- _AIM_
Quote exactly the lines spanning from the top of the data below to the line that contains "(0,0) rectangle (446,437);", including both.

- _DATA LINES_
# # # #

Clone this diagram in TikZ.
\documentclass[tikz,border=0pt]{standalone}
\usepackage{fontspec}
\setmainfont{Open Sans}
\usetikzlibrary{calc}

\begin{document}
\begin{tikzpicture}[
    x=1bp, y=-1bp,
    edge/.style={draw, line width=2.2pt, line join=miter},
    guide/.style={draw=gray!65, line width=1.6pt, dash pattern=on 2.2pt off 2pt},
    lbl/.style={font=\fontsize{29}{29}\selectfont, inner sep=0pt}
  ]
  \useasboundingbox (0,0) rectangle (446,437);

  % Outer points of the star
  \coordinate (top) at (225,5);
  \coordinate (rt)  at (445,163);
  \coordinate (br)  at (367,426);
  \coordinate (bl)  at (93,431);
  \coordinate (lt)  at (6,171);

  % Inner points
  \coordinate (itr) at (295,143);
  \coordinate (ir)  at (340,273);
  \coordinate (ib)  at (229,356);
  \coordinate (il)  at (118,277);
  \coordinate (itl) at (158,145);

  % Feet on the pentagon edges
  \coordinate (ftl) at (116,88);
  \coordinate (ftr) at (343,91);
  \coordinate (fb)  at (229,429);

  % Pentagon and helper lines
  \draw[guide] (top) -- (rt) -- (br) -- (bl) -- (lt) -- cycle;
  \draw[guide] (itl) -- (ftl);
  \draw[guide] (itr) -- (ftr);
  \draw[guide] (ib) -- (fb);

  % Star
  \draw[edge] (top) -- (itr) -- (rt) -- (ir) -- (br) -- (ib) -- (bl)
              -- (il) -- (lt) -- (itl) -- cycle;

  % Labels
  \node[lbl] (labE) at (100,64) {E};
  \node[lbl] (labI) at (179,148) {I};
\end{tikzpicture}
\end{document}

# # # #

- _SOLVED EXERCISE_
Clone this diagram in TikZ.
\documentclass[tikz,border=0pt]{standalone}
\usepackage{fontspec}
\setmainfont{Open Sans}
\usetikzlibrary{calc}

\begin{document}
\begin{tikzpicture}[
    x=1bp, y=-1bp,
    edge/.style={draw, line width=2.2pt, line join=miter},
    guide/.style={draw=gray!65, line width=1.6pt, dash pattern=on 2.2pt off 2pt},
    lbl/.style={font=\fontsize{29}{29}\selectfont, inner sep=0pt}
  ]
  \useasboundingbox (0,0) rectangle (446,437);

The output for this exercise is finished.